Miocardite relacionada a doença autoimune

  • Pacientes com miocardite decorrente de doenças do sistema autoimune geralmente apresentam uma resposta significativa a esquemas imunossupressores agressivos, incluindo corticosteroides sistêmicos. Estudos em animais com terapias através de substâncias imunomoduladoras, como rapamicina e micofenolato, são promissores.[101]

Miocardite por hipersensibilidade

  • Acredita-se que a miocardite por hipersensibilidade esteja relacionada a uma relação alérgica a vários medicamentos. Com a remoção do agente desencadeante e o tratamento com corticosteroides sistêmicos, a melhora clínica é de praxe.[102]

Miocardite chagásica

  • A doença de Chagas é a causa mais comum de miocardite no mundo. Os pacientes com miocardite chagásica devem ser tratados com um agente antiparasitário adequado; consulte Doença de Chagas para obter informações detalhadas sobre o tratamento. O tratamento da insuficiência cardíaca dessa doença consiste principalmente no manejo dos sintomas. Muitas vezes, é necessário um marca-passo permanente com desfibrilador, em virtude das anormalidades de condução e arritmias ventriculares. A terapia imunossupressora é controversa; o transplante cardíaco é frequentemente necessário para a insuficiência cardíaca refratária.[33]

Miocardite relacionada a inibidor de checkpoint imunológico (ICI)[32]

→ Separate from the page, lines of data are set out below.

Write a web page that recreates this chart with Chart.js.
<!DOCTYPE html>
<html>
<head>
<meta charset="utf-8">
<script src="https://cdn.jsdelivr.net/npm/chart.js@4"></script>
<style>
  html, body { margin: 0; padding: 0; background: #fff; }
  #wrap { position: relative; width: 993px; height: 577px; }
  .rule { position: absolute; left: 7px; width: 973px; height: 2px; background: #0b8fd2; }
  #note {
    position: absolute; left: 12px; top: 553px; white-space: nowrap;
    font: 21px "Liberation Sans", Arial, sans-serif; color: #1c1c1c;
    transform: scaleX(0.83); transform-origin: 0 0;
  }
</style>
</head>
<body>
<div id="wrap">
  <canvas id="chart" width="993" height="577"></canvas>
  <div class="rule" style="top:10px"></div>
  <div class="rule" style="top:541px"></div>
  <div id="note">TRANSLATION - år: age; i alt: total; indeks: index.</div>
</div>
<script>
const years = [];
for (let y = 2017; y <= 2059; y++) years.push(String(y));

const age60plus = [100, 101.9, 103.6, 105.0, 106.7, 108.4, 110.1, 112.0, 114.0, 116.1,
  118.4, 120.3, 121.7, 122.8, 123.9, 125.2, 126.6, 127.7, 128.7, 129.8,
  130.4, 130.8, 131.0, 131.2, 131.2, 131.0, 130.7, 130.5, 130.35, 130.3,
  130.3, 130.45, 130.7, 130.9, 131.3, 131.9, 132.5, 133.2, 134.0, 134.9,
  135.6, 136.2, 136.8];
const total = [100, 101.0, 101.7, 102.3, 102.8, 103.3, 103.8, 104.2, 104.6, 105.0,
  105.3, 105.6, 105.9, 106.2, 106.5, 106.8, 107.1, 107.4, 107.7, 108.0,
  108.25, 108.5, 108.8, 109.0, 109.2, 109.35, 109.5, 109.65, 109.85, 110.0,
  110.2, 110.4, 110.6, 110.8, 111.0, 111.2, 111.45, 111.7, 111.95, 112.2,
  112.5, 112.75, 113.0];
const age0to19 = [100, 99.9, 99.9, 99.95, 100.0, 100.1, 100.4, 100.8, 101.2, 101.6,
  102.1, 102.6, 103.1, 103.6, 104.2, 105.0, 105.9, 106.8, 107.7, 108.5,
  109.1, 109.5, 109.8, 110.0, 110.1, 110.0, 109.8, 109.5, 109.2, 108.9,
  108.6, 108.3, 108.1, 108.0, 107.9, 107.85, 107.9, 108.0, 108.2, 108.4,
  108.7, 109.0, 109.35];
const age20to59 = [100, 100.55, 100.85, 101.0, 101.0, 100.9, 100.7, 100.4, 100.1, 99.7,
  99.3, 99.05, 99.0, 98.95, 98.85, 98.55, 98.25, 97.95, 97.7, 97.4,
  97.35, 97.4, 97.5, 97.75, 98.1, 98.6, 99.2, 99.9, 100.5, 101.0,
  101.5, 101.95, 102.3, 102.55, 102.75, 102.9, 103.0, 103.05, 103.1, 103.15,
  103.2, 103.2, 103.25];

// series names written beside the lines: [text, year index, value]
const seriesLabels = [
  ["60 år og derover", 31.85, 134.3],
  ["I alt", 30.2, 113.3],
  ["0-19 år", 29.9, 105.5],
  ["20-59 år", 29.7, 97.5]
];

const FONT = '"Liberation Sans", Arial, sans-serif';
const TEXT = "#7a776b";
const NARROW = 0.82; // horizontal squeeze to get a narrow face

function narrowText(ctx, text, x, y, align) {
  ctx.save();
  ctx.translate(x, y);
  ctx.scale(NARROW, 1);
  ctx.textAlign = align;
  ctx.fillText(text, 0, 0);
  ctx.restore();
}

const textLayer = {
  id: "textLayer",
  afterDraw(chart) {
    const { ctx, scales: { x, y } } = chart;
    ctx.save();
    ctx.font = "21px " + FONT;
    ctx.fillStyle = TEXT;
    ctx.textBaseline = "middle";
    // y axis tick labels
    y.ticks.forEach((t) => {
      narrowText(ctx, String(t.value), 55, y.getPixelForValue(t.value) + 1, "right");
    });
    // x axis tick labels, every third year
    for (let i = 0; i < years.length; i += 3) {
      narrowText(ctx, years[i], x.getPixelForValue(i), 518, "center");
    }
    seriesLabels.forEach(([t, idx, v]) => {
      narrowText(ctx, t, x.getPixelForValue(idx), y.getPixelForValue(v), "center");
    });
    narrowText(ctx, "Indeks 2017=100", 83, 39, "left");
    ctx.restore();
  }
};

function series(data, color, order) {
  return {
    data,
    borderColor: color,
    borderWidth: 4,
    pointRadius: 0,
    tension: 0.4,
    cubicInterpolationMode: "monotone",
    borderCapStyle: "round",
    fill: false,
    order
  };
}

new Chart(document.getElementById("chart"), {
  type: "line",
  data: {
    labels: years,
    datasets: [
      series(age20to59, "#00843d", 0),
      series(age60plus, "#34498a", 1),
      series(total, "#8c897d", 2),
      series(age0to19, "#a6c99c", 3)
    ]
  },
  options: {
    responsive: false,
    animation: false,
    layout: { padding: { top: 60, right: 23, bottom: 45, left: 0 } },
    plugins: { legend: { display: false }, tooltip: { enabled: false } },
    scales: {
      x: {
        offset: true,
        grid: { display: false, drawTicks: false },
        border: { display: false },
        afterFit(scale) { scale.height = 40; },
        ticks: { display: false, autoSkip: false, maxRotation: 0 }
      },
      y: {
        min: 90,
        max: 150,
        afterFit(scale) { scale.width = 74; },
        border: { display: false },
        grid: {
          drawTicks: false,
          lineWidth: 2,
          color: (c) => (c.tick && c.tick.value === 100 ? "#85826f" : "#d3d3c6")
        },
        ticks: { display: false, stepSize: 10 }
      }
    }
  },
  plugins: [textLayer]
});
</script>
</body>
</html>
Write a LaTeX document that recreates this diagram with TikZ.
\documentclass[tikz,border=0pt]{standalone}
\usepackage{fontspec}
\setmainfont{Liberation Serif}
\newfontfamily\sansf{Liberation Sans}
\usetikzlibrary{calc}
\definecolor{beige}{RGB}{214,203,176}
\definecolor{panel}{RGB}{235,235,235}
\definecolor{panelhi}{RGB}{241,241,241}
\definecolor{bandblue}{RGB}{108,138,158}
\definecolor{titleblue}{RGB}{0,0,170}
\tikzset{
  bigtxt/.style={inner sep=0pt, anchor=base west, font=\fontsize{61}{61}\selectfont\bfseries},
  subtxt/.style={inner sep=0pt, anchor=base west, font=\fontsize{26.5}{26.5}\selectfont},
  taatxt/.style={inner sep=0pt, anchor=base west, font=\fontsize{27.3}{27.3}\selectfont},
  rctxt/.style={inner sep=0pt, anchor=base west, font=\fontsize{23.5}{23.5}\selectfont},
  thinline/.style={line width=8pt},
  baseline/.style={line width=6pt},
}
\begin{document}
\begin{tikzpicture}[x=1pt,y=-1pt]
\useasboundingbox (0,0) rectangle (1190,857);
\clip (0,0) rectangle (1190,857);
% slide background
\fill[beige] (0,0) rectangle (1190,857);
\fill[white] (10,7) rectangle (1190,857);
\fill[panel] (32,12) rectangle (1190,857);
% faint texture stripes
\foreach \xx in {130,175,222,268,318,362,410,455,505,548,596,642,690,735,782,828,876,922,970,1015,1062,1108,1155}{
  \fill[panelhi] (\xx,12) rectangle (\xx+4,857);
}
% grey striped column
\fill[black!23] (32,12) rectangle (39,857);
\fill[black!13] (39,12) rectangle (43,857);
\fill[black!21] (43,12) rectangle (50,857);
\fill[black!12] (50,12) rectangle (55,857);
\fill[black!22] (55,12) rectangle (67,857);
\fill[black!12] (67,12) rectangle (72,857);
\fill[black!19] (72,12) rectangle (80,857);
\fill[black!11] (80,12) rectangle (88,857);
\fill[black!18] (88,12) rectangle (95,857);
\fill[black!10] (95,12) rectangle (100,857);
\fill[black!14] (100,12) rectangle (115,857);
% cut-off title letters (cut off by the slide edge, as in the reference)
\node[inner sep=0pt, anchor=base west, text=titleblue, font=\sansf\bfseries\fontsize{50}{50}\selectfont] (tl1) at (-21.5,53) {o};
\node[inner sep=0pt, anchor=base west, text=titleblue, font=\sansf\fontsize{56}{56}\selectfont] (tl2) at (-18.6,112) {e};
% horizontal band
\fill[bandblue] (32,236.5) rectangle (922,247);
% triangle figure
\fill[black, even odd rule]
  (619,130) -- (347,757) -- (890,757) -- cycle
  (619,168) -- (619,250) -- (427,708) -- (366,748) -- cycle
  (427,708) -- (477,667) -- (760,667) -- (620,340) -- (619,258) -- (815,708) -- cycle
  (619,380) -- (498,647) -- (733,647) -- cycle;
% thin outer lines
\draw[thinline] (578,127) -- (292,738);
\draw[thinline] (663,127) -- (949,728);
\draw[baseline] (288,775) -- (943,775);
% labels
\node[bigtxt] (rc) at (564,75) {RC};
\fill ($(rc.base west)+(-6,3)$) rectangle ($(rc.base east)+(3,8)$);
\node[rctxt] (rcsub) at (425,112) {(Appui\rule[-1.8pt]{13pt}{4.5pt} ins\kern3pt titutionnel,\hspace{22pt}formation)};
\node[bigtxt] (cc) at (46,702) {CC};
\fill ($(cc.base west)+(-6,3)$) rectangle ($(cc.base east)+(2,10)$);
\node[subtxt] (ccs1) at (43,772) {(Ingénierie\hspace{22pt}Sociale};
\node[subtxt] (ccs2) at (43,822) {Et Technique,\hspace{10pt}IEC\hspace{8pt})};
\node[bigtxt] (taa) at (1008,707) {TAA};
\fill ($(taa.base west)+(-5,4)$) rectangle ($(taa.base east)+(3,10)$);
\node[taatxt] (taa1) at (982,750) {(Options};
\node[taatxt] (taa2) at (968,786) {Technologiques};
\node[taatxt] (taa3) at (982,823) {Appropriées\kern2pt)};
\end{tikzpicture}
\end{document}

  • O ICI deve ser descontinuado imediatamente, e o tratamento com metilprednisolona intravenosa em altas doses deve ser iniciado. Ele pode ser trocado por uma dosagem de desmame de prednisolona oral, se os pacientes apresentarem sinais contínuos de melhora clínica. Os pacientes refratários a corticosteroides ou hemodinamicamente instáveis com miocardite fulminante devem ser tratados com terapia imunossupressora de segunda linha. Vários agentes de segunda linha estão em pesquisa (por exemplo, micofenolato, abatacepte, IGIV), e recomenda-se obter orientação de um especialista. Após a recuperação, uma equipe multidisciplinar deve analisar se a terapia com ICI deve ser reiniciada.